Since the advent of smartphones, how we go about our daily lives is recorded every minute and data about our habits and health are collected for commercial uses behind the public's scrutiny. Overtaking the price of oil, data has become the world's most valuable single resource. It is therefore unsurprising why companies are so eager to get their hands on data. However, companies are using increasingly intelligent methods to extract data that could be sensitive without users' consent. For example, the recent revelation of TikTok's data structure raised a few eyebrows as it was exposed that the Chinese social-media giant was regularly reading the copy-and-paste clipboards of users.
If we were to stop such suspicious data collection, not only should we raise public awareness around this, but we should also adopt measures to protect our own data. Our recent Jargon Buster explained how they track you online, in this edition we show a few ways to prevent websites from collecting your data.
Privacy-focused Web Search Engines
A search engine is a software system that carries out a search across the internet based on your input keywords.
Chances are you are reading this blog post on one of the most commonly used web browsers: Google Chrome, Mozilla Firefox, Microsoft Internet Explorer, Microsoft Edge, or Apple Safari. Web browsers are great at delivering content on devices and remembering your web history. However, most are not designed for privacy by default. Have you ever had a look at your web history and browser settings? Even at incognito mode, a web browser sends, receives and stores a lot of data that you may not want to be recorded and stored forever.
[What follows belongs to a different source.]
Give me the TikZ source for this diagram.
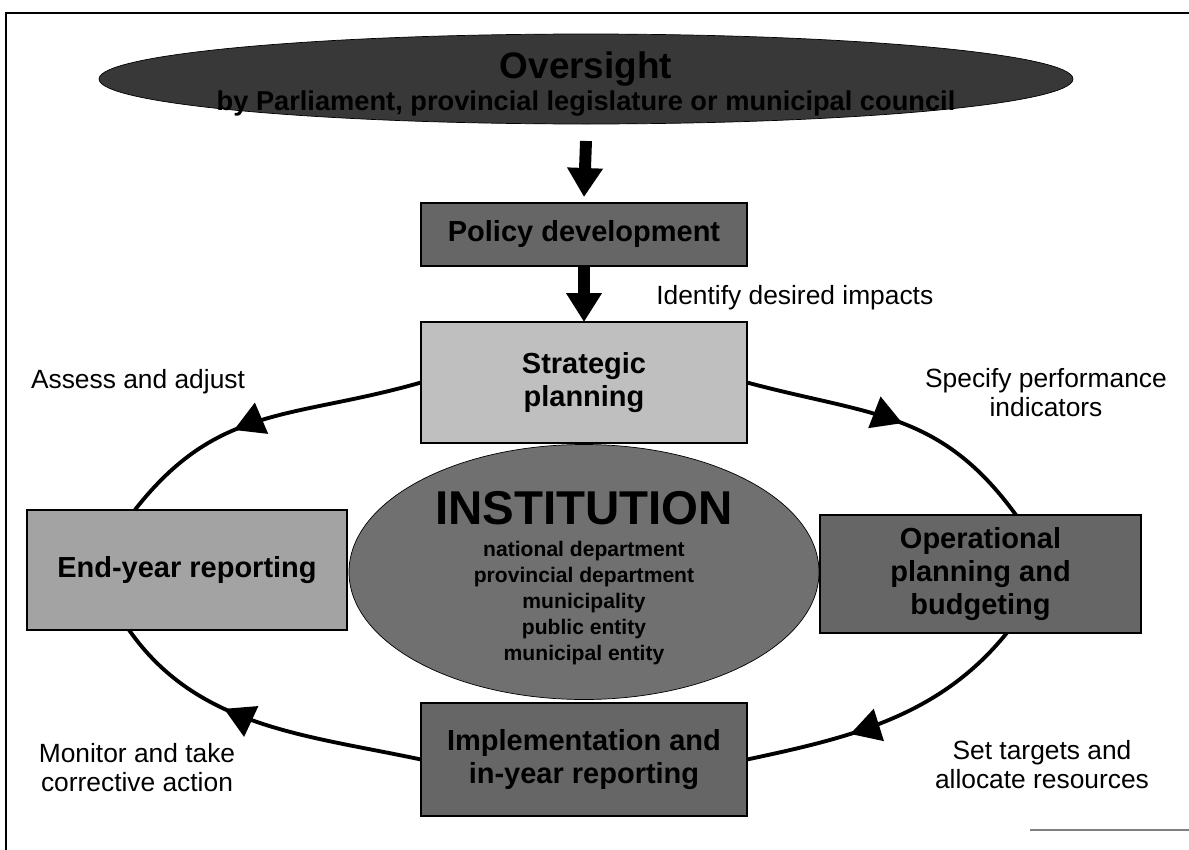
\documentclass[tikz,border=0pt]{standalone}
\usepackage{fontspec}
\setmainfont{Liberation Sans}
\usetikzlibrary{shapes.geometric, arrows.meta, decorations.markings}
\definecolor{oversightgray}{gray}{0.22}
\definecolor{darkbox}{gray}{0.40}
\definecolor{midbox}{gray}{0.64}
\definecolor{lightbox}{gray}{0.75}
\definecolor{institutiongray}{gray}{0.44}
\tikzstyle{stage}=[draw, line width=1.2pt, inner sep=0, outer sep=0, align=center,
                   font=\fontsize{16.5}{19}\selectfont\bfseries]
\tikzstyle{darkstage}=[stage, fill=darkbox]
\tikzstyle{blob}=[draw, ellipse, inner sep=0, outer sep=0]
\tikzstyle{note}=[inner sep=0, align=center, font=\fontsize{15}{16.5}\selectfont]
\tikzstyle{downarrow}=[line width=6.8pt, -{Triangle[width=0.68cm, length=0.58cm]}]
\tikzstyle{cycleline}=[line width=2.2pt, looseness=1.1]
\tikzset{cyclearrow/.style={cycleline, postaction={decorate},
                            % One big arrowhead part-way along each arc.
                            decoration={markings, mark=at position #1 with {\arrow{Triangle[width=0.66cm, length=0.6cm]}}}}}

\begin{document}
\begin{tikzpicture}
        \useasboundingbox (0, 0) rectangle (23.78, -17);
        \draw[line width=1.5pt] (0.12, -17) -- (0.12, -0.26) -- (23.78, -0.26);
        \draw[gray, line width=0.8pt] (20.6, -16.6) -- (23.78, -16.6);
        \node[blob, fill=oversightgray, minimum width=19.48cm, minimum height=1.8cm,
              label={[align=center, yshift=-0.1cm, font=\fontsize{15.5}{18}\selectfont\bfseries]center:{\fontsize{21}{23}\selectfont Oversight}\\by Parliament, provincial legislature or municipal council}] (oversight) at (11.72, -1.58) {};
        \node[darkstage, minimum width=6.52cm, minimum height=1.26cm] (policy) at (11.68, -4.69) {Policy development};
        \node[stage, fill=lightbox, minimum width=6.52cm, minimum height=2.42cm] (strategic) at (11.68, -7.65) {Strategic\\planning};
        \node[stage, fill=midbox, minimum width=6.4cm, minimum height=2.4cm] (endyear) at (3.74, -11.4) {End-year reporting};
        \node[blob, fill=institutiongray, minimum width=9.4cm, minimum height=5.1cm,
              label={[align=center, yshift=-0.12cm, font=\fontsize{12}{14.8}\selectfont\bfseries]center:{\fontsize{27}{28}\selectfont INSTITUTION}\\[3pt]national department\\provincial department\\municipality\\public entity\\municipal entity}] (institution) at (11.68, -11.44) {};
        \node[darkstage, minimum width=6.42cm, minimum height=2.36cm] (operational) at (19.61, -11.48) {Operational\\planning and\\budgeting};
        \node[darkstage, minimum width=6.52cm, minimum height=2.26cm] (implementation) at (11.68, -15.19) {Implementation and\\in-year reporting};
        \node[note, anchor=west] (impacts) at (13.12, -5.96) {Identify desired impacts};
        \node[note] (assess) at (2.76, -7.64) {Assess and adjust};
        \node[note] (specify) at (20.92, -7.85) {Specify performance\\indicators};
        \node[note] (monitor) at (2.74, -15.36) {Monitor and take\\corrective action};
        \node[note] (targets) at (20.84, -15.29) {Set targets and\\allocate resources};
        \draw[downarrow] ([yshift=-0.34cm]oversight.south) -- ([yshift=0.12cm]policy.north);
        \draw[downarrow] (policy.south) -- (strategic.north);
        \draw[cyclearrow=0.6] (strategic.west) to[out=196, in=52] (endyear.131);
        \draw[cyclearrow=0.52] (strategic.east) to[out=-15, in=126] (operational.59);
        \draw[cyclearrow=0.64, looseness=0.95] (operational.-66) to[out=231, in=12] (implementation.east);
        \draw[cyclearrow=0.62, looseness=0.95] (implementation.west) to[out=168, in=-55] (endyear.-134);
    \end{tikzpicture}
\end{document}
Privacy Browser Extensions
If you liked the sound of having the privacy which privacy-focused browsers offer but cannot imagine the prospect of becoming disloyal to your internet browser, privacy browser extensions are ideal. Extensions such as uBlock Origin, Privacy Badger, and Ghostery can be installed as an add-on to common browsers to block trackers, scripts that may leach your browser's CPU and data for malicious purposes in addition to advertisements, giving your existing browser the muscles it needs to fight against data-hungry websites.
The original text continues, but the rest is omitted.